2013-10-24

Soundproofing the TravelCNC


The TravelCNC already has an inner lining of Basotect acoustic foam on the inside.
(Not all of it mounted yet because I'll improve some of the cabling hidden below the foam.)
This helps a great deal with high frequencies.
For the low frequencies I have a heavy, 10mm thick rubber sheet below the actual machine.

It turns out that this is not enough.

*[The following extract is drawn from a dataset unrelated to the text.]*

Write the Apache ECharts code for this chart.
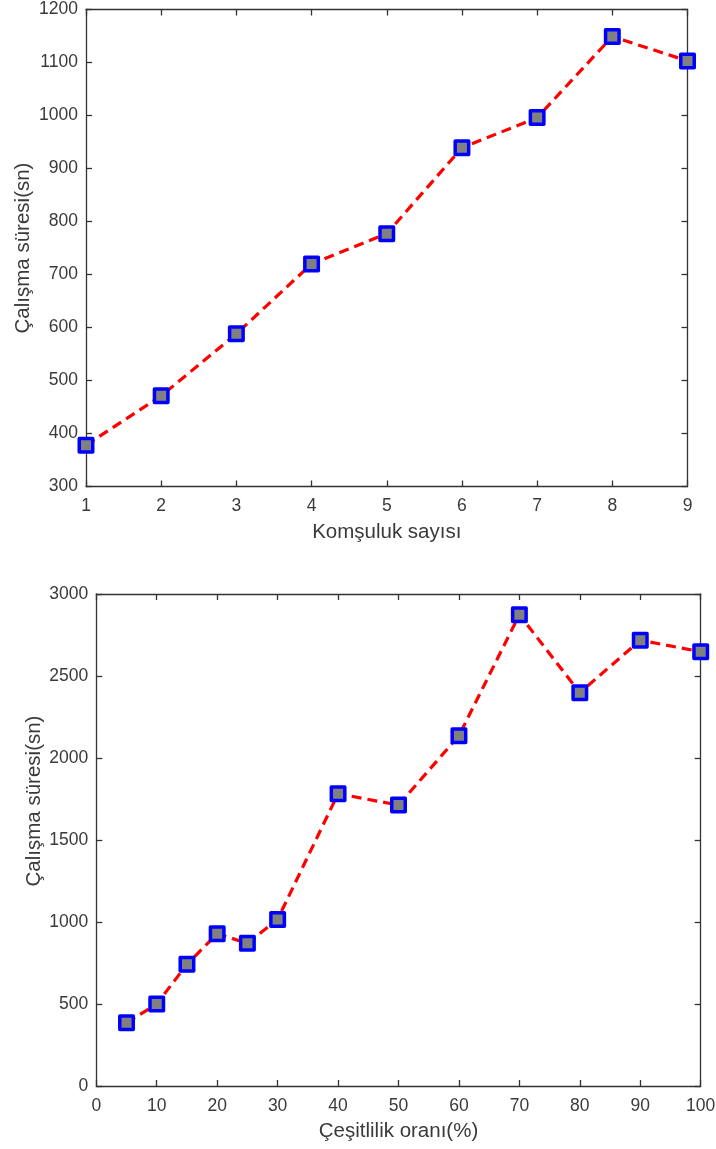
<!DOCTYPE html>
<html>
<head>
<meta charset="utf-8">
<script src="https://cdn.jsdelivr.net/npm/echarts@6/dist/echarts.min.js"></script>
<style>
  html, body { margin: 0; padding: 0; background: #ffffff; }
  #chart { width: 716px; height: 1149px; }
</style>
</head>
<body>
<div id="chart"></div>
<script>
// Running time vs. neighbourhood count
const komsulukSayisi = [1, 2, 3, 4, 5, 6, 7, 8, 9];
const sureKomsuluk = [378, 471, 588, 720, 777, 939, 996, 1149, 1103];

// Running time vs. diversity ratio (%)
const cesitlilikOrani = [5, 10, 15, 20, 25, 30, 40, 50, 60, 70, 80, 90, 100];
const sureCesitlilik = [386, 500, 742, 929, 870, 1016, 1782, 1713, 2136, 2874, 2398, 2718, 2648];

const yTitle = 'Çalışma süresi(sn)';
const xTitleTop = 'Komşuluk sayısı';
const xTitleBottom = 'Çeşitlilik oranı(%)';

const FONT = '"Liberation Sans", Arial, Helvetica, sans-serif';
const AXIS_COLOR = '#333333';
const TEXT_COLOR = '#3a3a3a';

function pairs(xs, ys) { return xs.map((x, i) => [x, ys[i]]); }

function mainAxis(gridIndex, pos, min, max, interval, name, nameGap, namePadding) {
  return {
    type: 'value', gridIndex, position: pos, min, max, interval,
    name, nameLocation: 'middle', nameGap, nameMoveOverlap: false,
    nameTextStyle: { fontFamily: FONT, fontSize: 20.5, color: TEXT_COLOR, padding: namePadding || 0 },
    axisLine: { show: true, onZero: false, lineStyle: { color: AXIS_COLOR, width: 1.3 } },
    axisTick: { show: true, inside: true, length: 6, lineStyle: { color: AXIS_COLOR, width: 1.3 } },
    axisLabel: { show: true, fontFamily: FONT, fontSize: 17.5, color: TEXT_COLOR,
                 margin: (pos === 'bottom') ? 11 : 8,
                 formatter: (v) => String(v) },
    splitLine: { show: false }
  };
}

function boxAxis(gridIndex, pos, min, max, interval) {
  return {
    type: 'value', gridIndex, position: pos, min, max, interval,
    axisLine: { show: true, onZero: false, lineStyle: { color: AXIS_COLOR, width: 1.3 } },
    axisTick: { show: true, inside: true, length: 6, lineStyle: { color: AXIS_COLOR, width: 1.3 } },
    axisLabel: { show: false },
    splitLine: { show: false }
  };
}

function lineSeries(xAxisIndex, yAxisIndex, data) {
  return {
    type: 'line', xAxisIndex, yAxisIndex, data,
    clip: false,
    symbol: 'rect', symbolSize: 13.5,
    lineStyle: { color: '#ff0000', width: 3.2, type: [10, 6] },
    itemStyle: { color: '#808080', borderColor: '#0000ff', borderWidth: 3.5, borderJoin: 'round' },
    emphasis: { disabled: true },
    animation: false
  };
}

const chart = echarts.init(document.getElementById('chart'), null, { renderer: 'canvas' });
chart.setOption({
  backgroundColor: '#ffffff',
  animation: false,
  grid: [
    { left: 86, top: 9.5, width: 601.5, height: 477, containLabel: false, outerBoundsMode: 'none' },
    { left: 96.3, top: 594, width: 604.4, height: 492, containLabel: false, outerBoundsMode: 'none' }
  ],
  xAxis: [
    mainAxis(0, 'bottom', 1, 9, 1, xTitleTop, 35),
    boxAxis(0, 'top', 1, 9, 1),
    mainAxis(1, 'bottom', 0, 100, 10, xTitleBottom, 35),
    boxAxis(1, 'top', 0, 100, 10)
  ],
  yAxis: [
    mainAxis(0, 'left', 300, 1200, 100, yTitle, 52),
    boxAxis(0, 'right', 300, 1200, 100),
    mainAxis(1, 'left', 0, 3000, 500, yTitle, 51, [0, 0, 0, 78]),
    boxAxis(1, 'right', 0, 3000, 500)
  ],
  series: [
    lineSeries(0, 0, pairs(komsulukSayisi, sureKomsuluk)),
    lineSeries(2, 2, pairs(cesitlilikOrani, sureCesitlilik))
  ]
});
</script>
</body>
</html>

I get a great deal of vibration that can actually be felt on the wooden stage box.
Next idea: there are 4 bolts going through the rubber and mounting the machine to the case.
I'mm try to widen the holes in the wood and install sound insulating bolt anchor fittings to insulate the bolt from the hole in the wood.

...let's see of that helps.





2013-11-13 UPDATE
I finally finishd the sound proofing




2013-10-22

Fixing the 4th axis on the TravelCNC and breaking my tools


Since I mounted a larger stepper motor to the 4th axis on my TravelCNC (portable hobby sized CNC in a custom flight case), I needed to raise the 4th axis by 10mm.
Else the longer stepper would collide with the frame.




This means that the tailstock is now too low.

So yesterday and today I milled myself a spacer out of some wood to keep the tailstock at the correct height.



It worked...but when I tried to use it, I made a terrible mistake.
I wanted to use the edge finder to find the right and left edge of the cylinder I mounted.
I knew it was perfectly round, so the center of rotion would match the center of the cylinder.
....so I mounted my mechanical edge finder...switch on the spindle to rotate it slowly

...and forgot that the spindle was still set to 10'000RPM.
It ripped my trusted edge finder apart.

Now you can get mechanical edge finders for 3-4eur in China, no problem.
You can even get cool electronic ones for 10eur.
However all the mechanical ones are 10mm shank and the electronic ones 20mm shank.
The maximum my ER11 collets can mount is 7mm.

I would really like to modify one of these electronic ones. Attach it to the electronic probe input and find edges extremely accurately without jogging back and forth.
However the back is also the battery cover. So I can't simply mill it down from d=20mm to d=7mm. :/

2013-10-19

MY BMPCC review

I just received my Blackmagic Pocket Cinema Camera last night.
In this blog posting I'm trying to collect my findings about it to help others decide on it's maturity.

untested


  • LANC focus control
  • LANC IRIS control (command codes unknown)

confirmed features

  • LANC start+stop
  • very fine and organic grain

confirmed, known issues

  • very low audio levels with internal or external microphone (Sennheiser MKE400 with levels "+")
  • constant white noise in audio
  • Focus button is extremely slow (2-4 second for a Leica lens that focuses in less then 1/10s)
  • no OIS on 14-42PZ
  • extremely short battery life
  • seldom dropped frames (3-4 frames on a total of 45min of 1-5 minute recordings) using Patrion Memory EP-Series 64GB UHS-1 SD-card

new issues

  • 14-42PZ does not shut down properly on BMPCC (lens doesn't collapse)
  • LANC cannot control the zoom on the 14-42PZ, ,14-42 II, 42-175 PZ and 100-300 using the Manftotto 484LNC (my fault. DAQ states that ZOOM via LANC is unsupported. :( )

feature requests

  • manual aperture control in the menu
    • you can do that. You have to press IRIS and the up+down buttons right below. Imposible with one hand. Difficult with 2 hands.
  • display of remaining minutes on SD-card
  • audio levels
  • deletion of clips in camera
  • formating SD-cards in camera

Links 

2013-10-17

Tailstock height adapter for my TravelCNC

The original 4th axis on my TravelCNC was mounted so low, you can't even extend the arms of the chucks beyond the diameter of the chuck itself without hitting the table.
It was also so weak, that you could rotate it with 2 fingers while it tried to rotate the other way with all it's force.

So now I have a NEMA23 longneck stepper with tons of holding torque...and I can't mount it because it collides with the table.
Luckily it already came with a 10mm high alumimum plate to be mounted on the T-Slots.
What I did was to mill a small spacer out of wood to get the tailstock to the same Z+10mm height because obviously both have to match.

As it turned out, I had the wrong tool diameter in my CAM and it was 2mm too short.
..but that's easily fixed with hand tools while cutting it out.
(I don't want to cut it out with the CNC because I have no scrap-wood below it to ensure a flat surface.)